Crumpler reached out to Panhead Jim, who builds bikes for Lowbrow Customs, on a whim to ride up to the event together.
“It was a guy I idolized, he’s kind of a legend around here, Panhead Jim,” Crumpler said. “He’s a guy if you saw him on the street, you would not know that he’s this motorcycle guru, so I rode up with him to the campout and a big part of that was riding on the parkway. Especially when you have an old, slower bike it’s nice because it’s never crowded.”
He rode up on a 1953 Panhead to spend the weekend on the river, campout, ride, listen to bands, meet motorcycle gurus and tube down the river.
“I would say it’s my best memory on a motorcycle,” Crumpler said.
The final day of the campout, Crumpler slept in and was running late to work.

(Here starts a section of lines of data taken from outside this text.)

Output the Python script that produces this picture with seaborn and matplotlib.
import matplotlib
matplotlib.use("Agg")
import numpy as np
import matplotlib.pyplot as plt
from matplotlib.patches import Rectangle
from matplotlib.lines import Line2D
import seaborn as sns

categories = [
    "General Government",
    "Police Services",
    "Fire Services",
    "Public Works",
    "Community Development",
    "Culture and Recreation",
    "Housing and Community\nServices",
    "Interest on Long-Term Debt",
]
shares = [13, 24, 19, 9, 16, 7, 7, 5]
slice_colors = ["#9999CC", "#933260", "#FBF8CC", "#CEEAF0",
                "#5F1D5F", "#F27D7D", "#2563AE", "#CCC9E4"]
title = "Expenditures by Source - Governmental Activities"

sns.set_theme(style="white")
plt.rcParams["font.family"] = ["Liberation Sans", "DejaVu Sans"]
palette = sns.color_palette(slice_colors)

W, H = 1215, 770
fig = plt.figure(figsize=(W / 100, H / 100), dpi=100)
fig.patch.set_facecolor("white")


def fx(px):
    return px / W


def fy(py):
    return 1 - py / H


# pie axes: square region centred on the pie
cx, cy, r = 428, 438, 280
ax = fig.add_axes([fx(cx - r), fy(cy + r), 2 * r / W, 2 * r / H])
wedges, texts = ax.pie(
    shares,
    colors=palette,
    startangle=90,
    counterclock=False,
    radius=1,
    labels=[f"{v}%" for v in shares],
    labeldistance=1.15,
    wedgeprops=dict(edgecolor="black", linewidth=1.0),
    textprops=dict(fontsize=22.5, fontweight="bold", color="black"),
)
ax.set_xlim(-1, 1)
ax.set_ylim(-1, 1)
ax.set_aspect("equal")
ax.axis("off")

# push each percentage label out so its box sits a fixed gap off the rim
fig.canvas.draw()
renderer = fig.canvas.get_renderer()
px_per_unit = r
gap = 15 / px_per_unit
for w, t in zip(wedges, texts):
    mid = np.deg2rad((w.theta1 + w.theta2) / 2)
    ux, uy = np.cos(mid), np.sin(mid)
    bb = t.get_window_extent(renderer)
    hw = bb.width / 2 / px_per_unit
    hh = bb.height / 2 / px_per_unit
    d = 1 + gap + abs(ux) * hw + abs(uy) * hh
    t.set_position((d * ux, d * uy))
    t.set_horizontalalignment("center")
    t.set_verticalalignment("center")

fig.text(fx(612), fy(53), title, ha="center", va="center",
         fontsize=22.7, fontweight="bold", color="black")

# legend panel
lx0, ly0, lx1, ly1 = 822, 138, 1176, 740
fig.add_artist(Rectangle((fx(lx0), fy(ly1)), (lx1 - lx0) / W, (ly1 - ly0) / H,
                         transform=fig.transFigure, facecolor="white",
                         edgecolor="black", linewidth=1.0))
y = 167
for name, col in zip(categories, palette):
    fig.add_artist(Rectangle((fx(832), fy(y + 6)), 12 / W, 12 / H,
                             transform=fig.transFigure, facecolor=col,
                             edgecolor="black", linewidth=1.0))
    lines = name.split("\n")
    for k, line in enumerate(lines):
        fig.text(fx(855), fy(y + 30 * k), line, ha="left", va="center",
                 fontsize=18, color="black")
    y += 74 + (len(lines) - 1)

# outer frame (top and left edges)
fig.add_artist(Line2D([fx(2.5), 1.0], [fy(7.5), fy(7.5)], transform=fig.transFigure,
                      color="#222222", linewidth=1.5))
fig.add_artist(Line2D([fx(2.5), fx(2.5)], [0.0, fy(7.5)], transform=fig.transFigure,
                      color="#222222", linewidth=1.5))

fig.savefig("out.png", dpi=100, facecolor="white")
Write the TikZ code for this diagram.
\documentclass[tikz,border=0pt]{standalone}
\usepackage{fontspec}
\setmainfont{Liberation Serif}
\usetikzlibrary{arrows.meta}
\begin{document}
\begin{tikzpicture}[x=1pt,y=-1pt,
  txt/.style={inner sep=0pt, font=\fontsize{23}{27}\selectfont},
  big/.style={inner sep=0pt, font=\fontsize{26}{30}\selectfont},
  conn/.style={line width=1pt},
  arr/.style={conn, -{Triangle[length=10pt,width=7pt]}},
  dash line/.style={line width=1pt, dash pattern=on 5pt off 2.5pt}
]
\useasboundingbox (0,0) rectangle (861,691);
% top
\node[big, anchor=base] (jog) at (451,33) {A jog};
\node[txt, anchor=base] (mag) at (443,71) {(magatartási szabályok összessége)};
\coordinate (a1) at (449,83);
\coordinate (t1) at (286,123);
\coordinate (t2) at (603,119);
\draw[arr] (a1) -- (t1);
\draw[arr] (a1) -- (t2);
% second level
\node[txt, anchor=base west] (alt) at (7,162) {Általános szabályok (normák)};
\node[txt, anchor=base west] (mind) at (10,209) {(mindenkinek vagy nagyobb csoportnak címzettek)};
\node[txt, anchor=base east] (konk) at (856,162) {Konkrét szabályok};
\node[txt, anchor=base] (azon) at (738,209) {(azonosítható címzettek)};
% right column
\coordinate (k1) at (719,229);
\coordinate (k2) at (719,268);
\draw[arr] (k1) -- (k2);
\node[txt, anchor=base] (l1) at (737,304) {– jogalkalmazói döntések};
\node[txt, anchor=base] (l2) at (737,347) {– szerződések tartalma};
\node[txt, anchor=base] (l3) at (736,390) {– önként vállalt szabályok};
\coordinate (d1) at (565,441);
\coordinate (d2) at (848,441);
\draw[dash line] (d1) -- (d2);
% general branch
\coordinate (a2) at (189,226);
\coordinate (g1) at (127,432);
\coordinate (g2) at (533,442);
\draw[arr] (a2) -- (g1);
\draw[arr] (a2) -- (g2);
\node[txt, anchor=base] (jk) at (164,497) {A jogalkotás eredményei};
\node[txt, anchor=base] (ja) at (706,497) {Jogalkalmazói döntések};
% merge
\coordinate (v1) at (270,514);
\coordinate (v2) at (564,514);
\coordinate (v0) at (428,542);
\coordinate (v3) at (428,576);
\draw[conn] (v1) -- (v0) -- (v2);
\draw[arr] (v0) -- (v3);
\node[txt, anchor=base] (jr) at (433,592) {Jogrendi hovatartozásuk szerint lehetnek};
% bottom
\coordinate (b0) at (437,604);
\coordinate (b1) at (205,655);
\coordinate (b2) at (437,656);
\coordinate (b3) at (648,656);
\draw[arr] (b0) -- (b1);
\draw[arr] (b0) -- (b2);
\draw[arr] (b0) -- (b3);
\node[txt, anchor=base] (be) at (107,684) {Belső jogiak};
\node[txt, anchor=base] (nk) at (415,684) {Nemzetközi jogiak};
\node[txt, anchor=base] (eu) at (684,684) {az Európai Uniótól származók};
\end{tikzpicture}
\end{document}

“I got on that bike (a Sportster 1200 built from scratch) and rode like 85 mph on the highway. And it’s a tiny bike and it screams,” Crumpler said. He had gear and tents strapped on the bike but he packed up fast so nothing was secured. “It’s a memory, like I can feel it, I can feel it right now. I can see it.”

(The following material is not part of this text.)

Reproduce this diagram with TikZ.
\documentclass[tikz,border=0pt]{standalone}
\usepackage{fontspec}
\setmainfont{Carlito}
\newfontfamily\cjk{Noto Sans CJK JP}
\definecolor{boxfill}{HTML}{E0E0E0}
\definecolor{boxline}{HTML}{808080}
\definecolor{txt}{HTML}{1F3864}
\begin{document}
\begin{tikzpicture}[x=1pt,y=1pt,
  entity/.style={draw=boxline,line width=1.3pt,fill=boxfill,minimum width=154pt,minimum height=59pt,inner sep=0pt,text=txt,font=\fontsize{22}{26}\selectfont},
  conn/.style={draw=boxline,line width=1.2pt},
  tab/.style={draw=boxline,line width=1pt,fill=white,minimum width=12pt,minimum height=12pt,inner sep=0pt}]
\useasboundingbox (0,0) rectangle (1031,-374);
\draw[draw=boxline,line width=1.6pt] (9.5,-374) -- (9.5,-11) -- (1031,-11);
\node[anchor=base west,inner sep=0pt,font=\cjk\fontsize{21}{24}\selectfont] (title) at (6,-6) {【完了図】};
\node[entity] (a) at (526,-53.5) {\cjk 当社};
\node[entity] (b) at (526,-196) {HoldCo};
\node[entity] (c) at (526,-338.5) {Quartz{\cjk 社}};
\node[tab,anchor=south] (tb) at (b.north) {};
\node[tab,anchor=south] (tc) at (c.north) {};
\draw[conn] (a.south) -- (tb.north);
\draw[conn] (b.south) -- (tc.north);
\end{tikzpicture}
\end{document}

Crumpler hasn’t returned to the event for six years now, but itches to get back out there.
“Still goes on, still in Crumpler, N.C., still awesome,” he said.
In the meantime, Crumpler continues his work restoring and flipping bikes. He and his friend just rebuilt a ’74 Honda CB 550.

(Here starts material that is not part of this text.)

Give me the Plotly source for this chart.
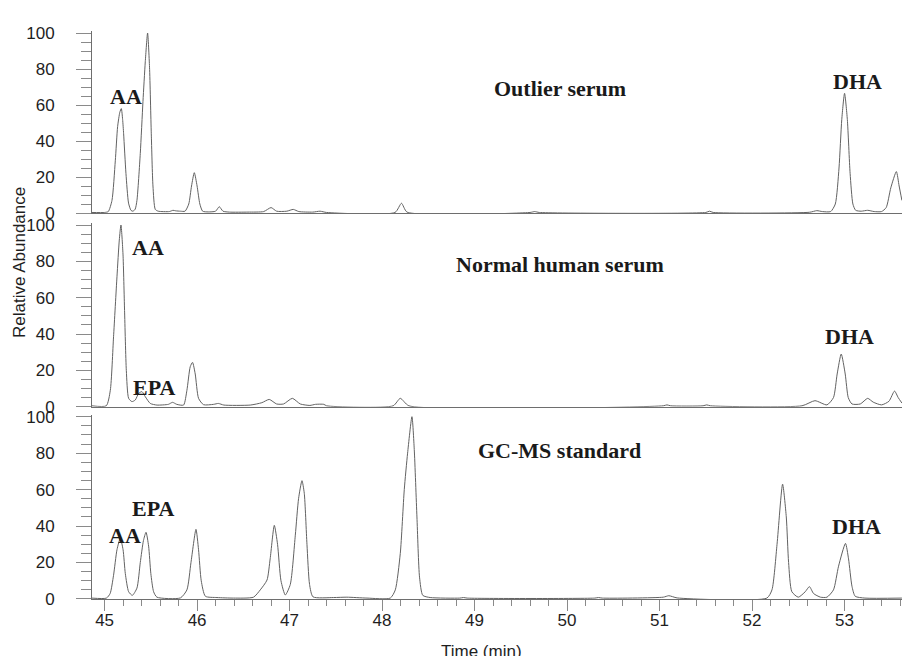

“It’s like meditation when you start working on a project that you really get into,” Crumpler said.
The creativity and design aspect of the bikes runs through his blood. It’s about the culture of the bikes and learning about them, working on them.
“I consider myself a self-taught slash amateur mechanic and that has turned into this garage. It went from one bike to one time I had five, I’m down to four — I think,” Crumpler said.
He learned how to ride and work on bikes at the same time. His first was an old Harley Sportster that came in scattered boxes. Usually manuals say something like “for 20 years everything is the same for this motor” with the exception of his 1200. He had to hunt down parts for what proved to be the hardest Sportster in 20 years to work on, but that was his first bike.
“That was my learning experience. I learned from the school of hard knocks,” Crumpler said. “No classes, I learned on the Sportster and an old dirt bike at a friend’s house drinking beer.”
He once spent 24 hours rebuilding a motor just to realize it was completely blown up.
“From there it took over my whole life for a while,” he said. “It became an obsession, I learned for years how to work on a bike because I had to build it and rebuild it and it would break down and I would build it again.”
Perhaps his favorite bike, though, is his ironhead chopper. He bought it from a trailer park in South Carolina.
“Cranked it up, it ran — kind of. It was purple, had this crusty old paint, but it was cool, you could see the history in it,” Crumpler said.
It was an old bike he knew he could turn into a chopper. It has a big 12-over springer front end from a ’70s Triumph. Crumpler says it’s still a pain in the ass, but he loves it. It’s a one-of-a-kind trailer park bike.
“It was goofy, and it was quirky, and it was backfiring, but it was probably the happiest moment I’ve ever had on a motorcycle. I was laughing riding it down the road. Because I was so happy.”